Hazreti Ebu Bekir, Allah Resûlü ile aynı yaşta yani 63 yaşında vefât etmişti. Kızı Hazreti Aişe'nin dediğine göre soğuk bir günde yıkanarak üşütmüş ve hastalanmıştı. İbn Ömer Hazretleri ise Efendimiz'in ayrılığına dayanamadığını ve hüznünden dolayı vefât ettiğini söyler. Günümüz İslâm mütefekkirlerinden bazılarına göre vefât nedeni suikasttır. Başta diğer 3 halife olmak üzere Hazreti Hasan ve Hazreti Hüseyin farklı yollarla şehit edilmişlerdir. Hazreti Ebu Bekir'in de zehirlenmiş olması ihtimal dahilindedir.

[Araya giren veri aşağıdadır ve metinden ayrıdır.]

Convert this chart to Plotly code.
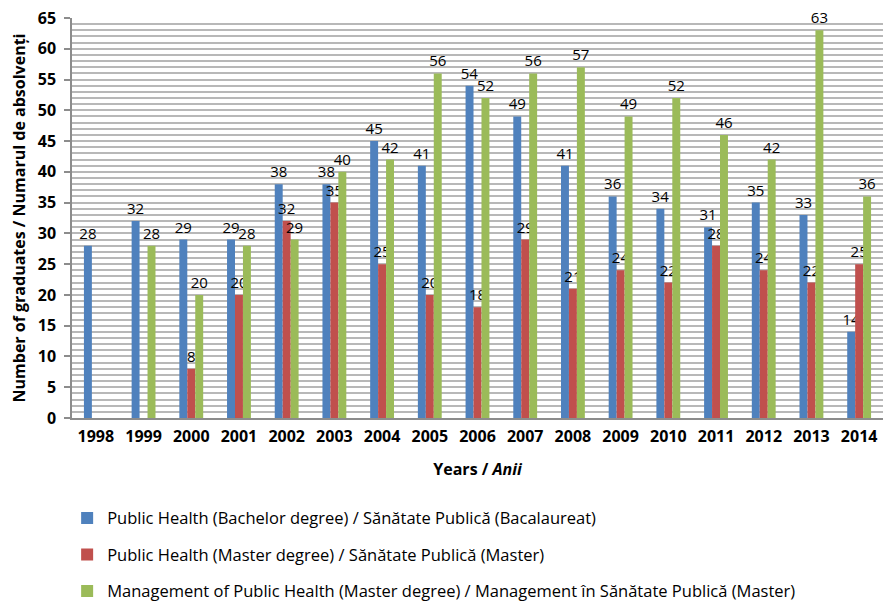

Hazreti Ebu Bekir peygamberlerden sonra gelen ilk şahıstır fakat husûsî faziletiyle çoğu enbiyâdan daha fazla iş yapmıştır. O'nun hayatına bakıp ashab efendilerimiz hakkında genel bir kanaate sahip olmak mümkündür. Evet, Hazreti Ebu Bekir “o ısmarlama toplum”u çok güzel bir şekilde temsil etmişti. Günümüzün Söz Sultanı'nın ifadesiyle “O, sahabe-i kirâmın prototipiydi”.